Auch bei Entscheidungen, die an sich von der gesetzlichen Ermächtigung her in das Ermessen der Behörde gestellt sind, kann sich aus dem Zusammenhang mit anderen Rechtsvorschriften oder angesichts der besonderen Umstände des konkreten Falles ergeben, dass schon aus rechtlichen Gründen nur eine einzige Entscheidung in Betracht kommt (Kopp/Ramsauer, VwVfG, 7. Aufl., 2000, § 40, Rn. 30). Maßgeblich für die Beurteilung dieser Frage ist der Zeitpunkt der mündlichen Verhandlung, weil es um die Frage geht, ob die Aufenthaltsbefugnis aus Rechtsgründen erteilt werden muss (BVerwG, Urt. v. 28.01.1997 - 1 C 23/94 -, NVwZ-RR 1997, 567).

Vorliegend ist aufgrund der Umstände des Einzelfalles von einer solchen Ermessensreduzierung auf Null auszugehen und die Erteilung einer Aufenthaltsbefugnis für den Kläger die einzig rechtlich zulässige Entscheidung. Denn der Kläger, seine Frau und seine Kinder befinden sich mittlerweile - lediglich mit einer Unterbrechung von sechs Monaten - seit 1991 in der Bundesrepublik Deutschland.
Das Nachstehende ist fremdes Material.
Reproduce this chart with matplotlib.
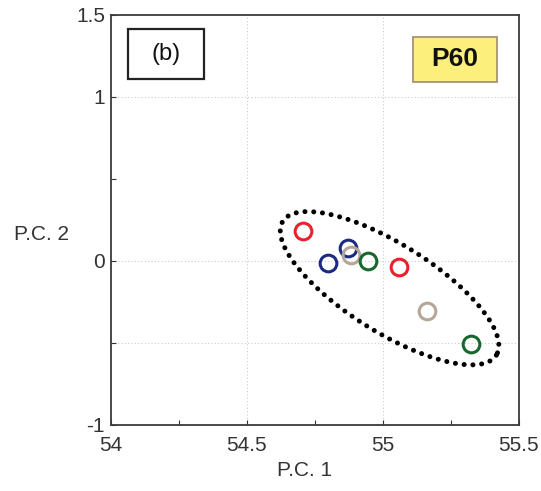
import numpy as np
import matplotlib
matplotlib.use("Agg")
import matplotlib.pyplot as plt
from matplotlib.patches import Rectangle

plt.rcParams['font.family'] = ['Liberation Sans', 'DejaVu Sans']

# PCA scores per sample group
red_pc1 = [54.709, 55.062]
red_pc2 = [0.182, -0.035]
navy_pc1 = [54.801, 54.874]
navy_pc2 = [-0.011, 0.079]
tan_pc1 = [54.883, 55.163]
tan_pc2 = [0.035, -0.307]
green_pc1 = [54.948, 55.324]
green_pc2 = [-0.002, -0.506]

x_ticks = [54.0, 54.25, 54.5, 54.75, 55.0, 55.25, 55.5]
x_ticklabels = ['54', '', '54.5', '', '55', '', '55.5']
y_ticks = [-1.0, -0.5, 0.0, 0.5, 1.0, 1.5]
y_ticklabels = ['-1', '', '0', '', '1', '1.5']

W, H = 541, 491
fig = plt.figure(figsize=(W / 100, H / 100), dpi=100)
ax = fig.add_axes([110.5 / W, 1 - 425 / H, 408 / W, 410 / H])

ax.set_xlim(54, 55.5)
ax.set_ylim(-1, 1.5)

# dotted grid
for gx in [54.5, 55.0]:
    ax.axvline(gx, color='#cccccc', lw=0.8, ls=(0, (1, 2)), zorder=0)
for gy in [-0.5, 0.0, 1.0]:
    ax.axhline(gy, color='#cccccc', lw=0.8, ls=(0, (1, 2)), zorder=0)

groups = [
    (red_pc1, red_pc2, '#e8212b'),
    (navy_pc1, navy_pc2, '#1b2a82'),
    (tan_pc1, tan_pc2, '#b5a697'),
    (green_pc1, green_pc2, '#17672f'),
]
for xs, ys, c in groups:
    ax.plot(xs, ys, ls='none', marker='o', ms=12, mfc='none', mec=c, mew=2.2, zorder=3)

# dotted ellipse enclosing the cluster
t = np.linspace(0, 2 * np.pi, 600)
cx, cy = 55.026, -0.166
u = np.array([0.3926, -0.408])
v = np.array([-0.0857, -0.228])
ex = cx + u[0] * np.cos(t) + v[0] * np.sin(t)
ey = cy + u[1] * np.cos(t) + v[1] * np.sin(t)
ax.plot(ex, ey, color='black', lw=3.6, ls=(0, (0.01, 1.75)),
        dash_capstyle='round', solid_capstyle='round', zorder=2)

ax.set_xticks(x_ticks)
ax.set_xticklabels(x_ticklabels)
ax.set_yticks(y_ticks)
ax.set_yticklabels(y_ticklabels)
ax.tick_params(direction='in', length=3.5, width=0.8, labelsize=15, colors='#333333')
ax.tick_params(axis='x', pad=8)
ax.tick_params(axis='y', pad=4)
for s in ax.spines.values():
    s.set_linewidth(1.3)
    s.set_color('#3a3a3a')

fig.text(305 / W, 1 - 470 / H, 'P.C. 1', fontsize=15, color='#333333', ha='center', va='center')
fig.text(41 / W, 1 - 234 / H, 'P.C. 2', fontsize=15, color='#333333', ha='center', va='center')

# panel label box
ax.add_patch(Rectangle(((128 - 110.5) / 408, (425 - 79) / 410), 76 / 408, 50 / 410,
                       transform=ax.transAxes, fc='white', ec='#222222', lw=1.6, zorder=4))
ax.text((166 - 110.5) / 408, (425 - 54) / 410, '(b)', transform=ax.transAxes,
        fontsize=17, ha='center', va='center', color='#111111', zorder=5)

# condition tag box
ax.add_patch(Rectangle(((413 - 110.5) / 408, (425 - 82) / 410), 84 / 408, 45 / 410,
                       transform=ax.transAxes, fc='#fcef7c', ec='#9c8c6c', lw=1.2, zorder=4))
ax.text((455 - 110.5) / 408, (425 - 59) / 410, 'P60', transform=ax.transAxes,
        fontsize=19, fontweight='bold', ha='center', va='center', color='#111111',
        family=['Liberation Sans Narrow', 'Liberation Sans', 'DejaVu Sans'], zorder=5)

fig.savefig('out.png', dpi=100, facecolor='white')
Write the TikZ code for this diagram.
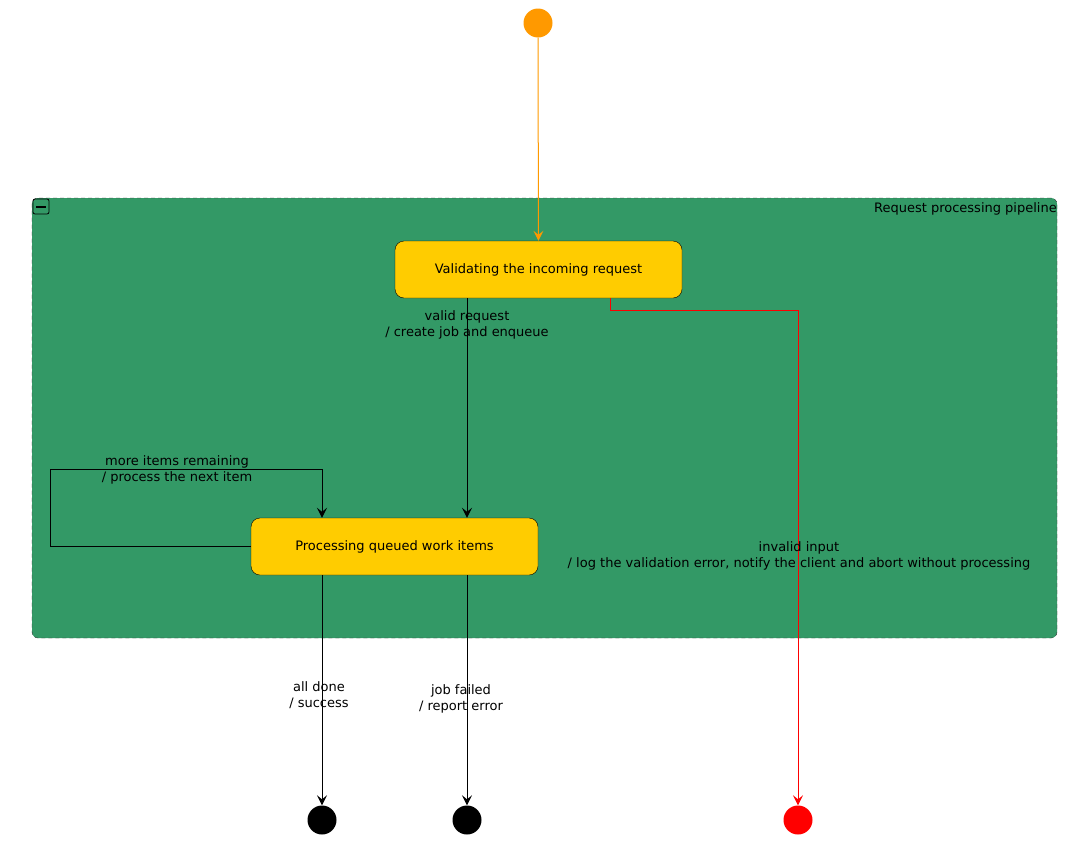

Sie sprechen gut Deutsch und haben sich hier integriert. Die Familie des Klägers bestreitet ihren Lebensunterhalt einschließlich eines ausreichenden Krankenversicherungsschutzes aus eigener Erwerbstätigkeit. Eine zwangsweise Aufenthaltsbeendigung ist - wie sich aus der oben aufgeführten Mitteilung des Bundesministeriums des Innern vom 07.05.2004 sowie den Mitteilungen des UNHCR (Länderinformation des UNHCR vom 26.04.2004; Presseerklärung des UNHCR Genf vom 31.03.2004) ergibt - auf unabsehbare Zeit nicht möglich. Daher widerspräche es Sinn und Zweck des § 30 Abs. 4 AuslG, den Aufenthalt des Klägers nicht zu legalisieren. Außerdem wird der Kläger bei Erteilung einer Aufenthaltsbefugnis wegen der Regelung des § 12 Abs. 2 S. 2 AuslG angehalten, weiterhin die Voraussetzungen des § 7 Abs. 2 AuslG zu erfüllen. Demgegenüber sind im Rahmen der Ermessensentscheidung die vom Kläger begangenen Straftaten zu vernachlässigen, da sie nur von geringem Gewicht sind.

Die Kostentscheidung folgt aus § 154 Abs. 1 VwGO.